Dengan demikian, tambahnya, permintaan Bantuan Audit kepada Penjabat Bupati Ende, jelas hanya sebagai langkah asesoris-asesoris untuk gagah-gagahan yang disematkan dalam proses penyelidikan dan bertujuan untuk menunda-nunda dan membuat jadi berlarut-larut proses hukumnya supaya terkesan serius. Padahal, semua ini adalah semu, fiksi dan membodohi masyarakat. Diduga cara itu bertujuan untuk melindungi pelaku korupsi kakap (big fish) yang sesungguhnya sedang bersembunyi di balik asesoris-asesoris Rahasia dan Audit oleh lembaga Inspektorat yang sudah mandul selama ini.

Semua ini jelas mengarah kepada kondisi untuk berlarut-larutnya penyelidikan tanpa alasan yang dipertanggungjawabkan yang bertujuan melindungi pelaku korupsi sesungguhnya. Penanganan korupsi mengandung unsur korupsi atau KKN baru.  Hambatannya karena campur tangan dari eksekutif, legislatif atau yudikatif.
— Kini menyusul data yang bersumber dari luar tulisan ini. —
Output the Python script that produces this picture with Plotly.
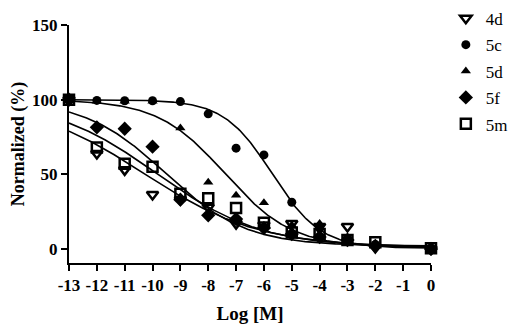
import numpy as np
import plotly.graph_objects as go

log_m = [-13, -12, -11, -10, -9, -8, -7, -6, -5, -4, -3, -2, 0]

v_4d = [100, 64, 53, 36.5, 33, 28, 17, 16, 17, 15, 15, 1, 0]
v_5c = [100, 99.5, 99.3, 99.3, 98.7, 90.5, 67.5, 63, 31.3, 14, 7, 3, 0.5]
v_5d = [100, 99, 99, 99, 81, 44.7, 36, 31, 16, 17, 8, 3, 0]
v_5f = [100, 81.5, 80.5, 68.5, 33, 22.5, 20, 14, 10, 8, 6, 2, 0]
v_5m = [100, 68, 57, 55, 37, 34, 27.5, 17.5, 11, 10, 6, 4.5, 0.5]

names = ["4d", "5c", "5d", "5f", "5m"]
values = [v_4d, v_5c, v_5d, v_5f, v_5m]

# fitted 4-parameter logistic curves: top, bottom, logIC50, hill slope
fit_top = [100, 100, 100, 100, 100]
fit_bottom = [1, 0.5, 1, 2, 1]
fit_logic50 = [-10.3, -5.7, -7.4, -9.55, -9.85]
fit_hill = [0.21, 0.5, 0.36, 0.30, 0.23]

symbols = ["triangle-down-open", "circle", "triangle-up", "diamond", "square-open"]
sizes = [10, 9, 9, 11, 10]

x_ticks = list(range(-13, 1))
y_ticks = [0, 50, 100, 150]

FONT = "Liberation Serif"

fig = go.Figure()

xs = np.linspace(-13, 0, 300)
for i in range(5):
    ys = fit_bottom[i] + (fit_top[i] - fit_bottom[i]) / (1 + 10 ** ((xs - fit_logic50[i]) * fit_hill[i]))
    fig.add_trace(go.Scatter(x=xs, y=ys, mode="lines", line=dict(color="black", width=1.6),
                             showlegend=False, hoverinfo="skip", cliponaxis=False))

for i in range(5):
    fig.add_trace(go.Scatter(
        x=log_m, y=values[i], mode="markers", name=names[i], legendgroup=names[i],
        marker=dict(symbol=symbols[i], size=sizes[i], color="black",
                    line=dict(color="black", width=2.5 if "open" in symbols[i] else 0)),
        cliponaxis=False,
    ))

# page body has an 8px margin, so the figure is 8px smaller and margins shifted
fig.update_layout(
    width=518, height=318,
    margin=dict(l=61, r=95, t=17, b=63, autoexpand=False),
    paper_bgcolor="white", plot_bgcolor="white",
    font=dict(family=FONT, color="black"),
    legend=dict(x=1.041, y=1.102, xanchor="left", yanchor="top",
                font=dict(family=FONT, size=17, color="black"),
                tracegroupgap=1.3, traceorder="grouped", bgcolor="rgba(0,0,0,0)"),
    xaxis=dict(range=[-13, 0], tickvals=x_ticks, ticktext=[str(t) for t in x_ticks],
               showgrid=False, zeroline=False, showline=True, linecolor="black", linewidth=2,
               ticks="outside", ticklen=6, tickwidth=2, tickcolor="black", automargin=False,
               tickfont=dict(family=FONT, size=17, color="black", weight="bold"),
               title=dict(text="<b>Log [M]</b>", font=dict(family=FONT, size=19, color="black"), standoff=12)),
    yaxis=dict(range=[-9.4, 150], tickvals=y_ticks, ticktext=[str(t) for t in y_ticks],
               showgrid=False, zeroline=False, showline=True, linecolor="black", linewidth=2,
               ticks="outside", ticklen=6, tickwidth=2, tickcolor="black", automargin=False,
               tickfont=dict(family=FONT, size=17, color="black", weight="bold"),
               title=dict(text="<b>Normalized (%)</b>", font=dict(family=FONT, size=18, color="black"), standoff=4)),
)

fig.write_html("out.html")
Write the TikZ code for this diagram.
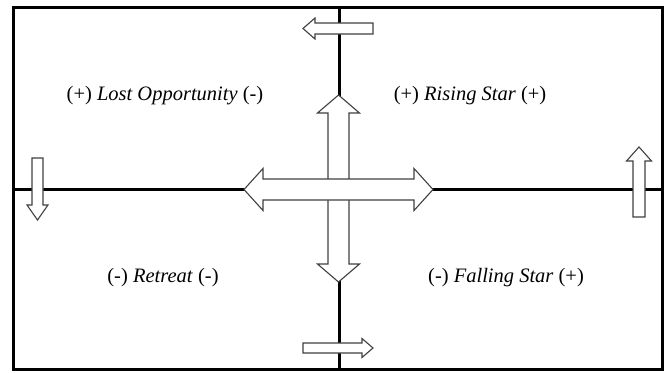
\documentclass[tikz,border=0pt]{standalone}
\usepackage{fontspec}
\setmainfont{Liberation Serif}
\begin{document}
\begin{tikzpicture}[x=1pt,y=-1pt,
  frame/.style={line width=3pt,black},
  axis/.style={line width=3pt,black},
  blockarrow/.style={draw=black!75,line width=1.1pt,fill=white,line join=miter},
  lab/.style={font=\fontsize{20.5}{24}\selectfont,inner sep=0pt,anchor=center}]
\useasboundingbox (0,0) rectangle (669,372);
% frame
\draw[frame] (13.5,7.5) rectangle (662,369.5);
% axes
\coordinate (L) at (13.5,189);
\coordinate (R) at (662,189);
\coordinate (T) at (339,7.5);
\coordinate (B) at (339,369.5);
\draw[axis] (L) -- (R);
\draw[axis] (T) -- (B);
% central vertical double arrow
\draw[blockarrow] (338.5,95) -- (359.5,113) -- (349,113) -- (349,264) -- (359.5,264) -- (338.5,282)
  -- (317.5,264) -- (328,264) -- (328,113) -- (317.5,113) -- cycle;
% central horizontal double arrow
\draw[blockarrow] (244,189.5) -- (263,168.5) -- (263,179) -- (414,179) -- (414,168.5) -- (433,189.5)
  -- (414,210.5) -- (414,200) -- (263,200) -- (263,210.5) -- cycle;
% top small arrow (left)
\draw[blockarrow] (303,28.5) -- (315,18) -- (315,23) -- (373,23) -- (373,34) -- (315,34) -- (315,39) -- cycle;
% bottom small arrow (right)
\draw[blockarrow] (373,348) -- (362,338.5) -- (362,343) -- (303,343) -- (303,353) -- (362,353) -- (362,357.5) -- cycle;
% left small arrow (down)
\draw[blockarrow] (37.5,220) -- (27,205) -- (32,205) -- (32,158) -- (43,158) -- (43,205) -- (48,205) -- cycle;
% right small arrow (up)
\draw[blockarrow] (639,147) -- (651.5,161) -- (645,161) -- (645,217) -- (633,217) -- (633,161) -- (626.5,161) -- cycle;
% labels
\node[lab] (lo) at (165,96) {(+) \textit{Lost Opportunity} (-)};
\node[lab] (rs) at (470,96) {(+) \textit{Rising Star} (+)};
\node[lab] (re) at (163,278) {(-) \textit{Retreat} (-)};
\node[lab] (fs) at (506,278) {(-) \textit{Falling Star} (+)};
\end{tikzpicture}
\end{document}
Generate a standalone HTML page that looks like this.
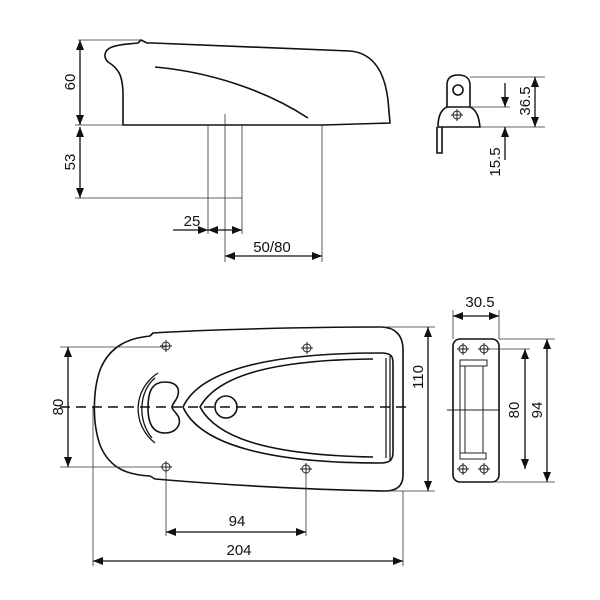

“Kami mendesak KPK ambilalih atau melakukan supervisi dan monitor. Bayangkan, kasus gratifikasi yang melibatkan Direktur PDAM bersama 7 anggota DPRD telah berlangsung selama 3  tahun, tetapi Polres Ende hanya fokus pada 7  anggota DPRD tanpa melibatkan Direktur PDAM dan Bupati Ende, Marsel Y W Petu karena terkait kerja sama penempatan modal Pemda Ende dalam PDAM Tirta Kelimutu, yang kemudian melahirkan gratifikasi,” tandasnya. (bkr/sft).